See how this behaves differently with or without multithreading (without multithreading some of these requests are slowed by the others; the more terminals in parallel the better you'll see that).

Also have a look at the number of threads a server has launched (in the multithreaded version). For instance:

grep thread_start LOG1.txt | sort -n | uniq -c

if you used the word "thread_start" somewhere in your debugging message at the beginning of handle_client() (This can, of course, be whatever unique text; what is more important is that those lines contain the thread id.)

Final submission

So this is the end!

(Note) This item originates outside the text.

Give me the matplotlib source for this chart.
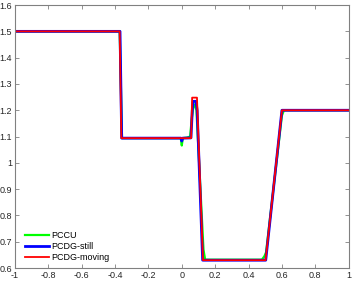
import matplotlib
matplotlib.use("Agg")
import matplotlib.pyplot as plt
from matplotlib.ticker import FormatStrFormatter

plt.rcParams["font.family"] = ["Liberation Sans", "DejaVu Sans"]

# values
x_pccu = [-1, -0.372, -0.358, -0.006, 0.0, 0.006, 0.03, 0.05, 0.06, 0.07, 0.078,
          0.088, 0.13, 0.14, 0.48, 0.495, 0.505, 0.6, 0.612, 1]
y_pccu = [1.5, 1.5, 1.094, 1.094, 1.066, 1.094, 1.096, 1.10, 1.17, 1.215, 1.222,
          1.20, 0.67, 0.632, 0.632, 0.645, 0.66, 1.18, 1.2, 1.2]

x_still = [-1, -0.370, -0.360, -0.005, 0.0, 0.005, 0.055, 0.063, 0.068, 0.085,
           0.092, 0.125, 0.503, 0.600, 1]
y_still = [1.5, 1.5, 1.094, 1.094, 1.083, 1.094, 1.095, 1.2, 1.234, 1.234,
           1.2, 0.63, 0.63, 1.2, 1.2]

x_moving = [-1, -0.372, -0.362, 0.056, 0.062, 0.091, 0.127, 0.502, 0.600, 1]
y_moving = [1.5, 1.5, 1.094, 1.094, 1.248, 1.248, 0.63, 0.63, 1.2, 1.2]

xticks = [-1, -0.8, -0.6, -0.4, -0.2, 0, 0.2, 0.4, 0.6, 0.8, 1]
yticks = [0.6, 0.7, 0.8, 0.9, 1, 1.1, 1.2, 1.3, 1.4, 1.5, 1.6]

fig = plt.figure(figsize=(3.54, 2.81), dpi=100)
ax = fig.add_axes([0.042, 0.046, 0.943, 0.936])

ax.plot(x_pccu, y_pccu, color=(0, 1, 0), lw=1.6, label="PCCU")
ax.plot(x_still, y_still, color=(0, 0, 1), lw=2.0, label="PCDG-still")
ax.plot(x_moving, y_moving, color=(1, 0, 0), lw=1.3, label="PCDG-moving")

ax.set_xlim(-1, 1)
ax.set_ylim(0.6, 1.6)
ax.set_xticks(xticks)
ax.set_yticks(yticks)
ax.xaxis.set_major_formatter(FormatStrFormatter("%g"))
ax.yaxis.set_major_formatter(FormatStrFormatter("%g"))
ax.tick_params(direction="in", length=3, width=0.6, labelsize=6.5,
               colors="#808080", labelcolor="#262626", pad=2,
               top=True, right=True)
for s in ax.spines.values():
    s.set_color("#808080")
    s.set_linewidth(0.8)

leg = ax.legend(loc="lower left", frameon=False, fontsize=6.5, handlelength=2.6,
                handletextpad=0.3, labelspacing=0.2, borderaxespad=0.3,
                bbox_to_anchor=(0.012, 0.0))

plt.savefig("out.png", dpi=100)
plt.close()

Next week will indeed be "free", no new content, only to finalize your project before the deadline which is:
SUNDAY JUNE 01, 11:59pm

For this deadline, there is nothing special to be done, except to commit and push, and to provide a (short) README.md file which must contain:

what you did and what you did not in the project (= up to where you went);
any particular remark about your project (specific aspect, changes in the conception, ...);
anything else you want us to know (about the project).

Don't forget to push everything before the above deadline. The content of your project will be the state of your main branch at the deadline (in case this is relevant for you: thus don't forget to merge your branch(es) into the main branch).

IMPORTANT NOTE: don't push your dkvs-server slow version: don't leave any usleep() (not sleep()) in you final version!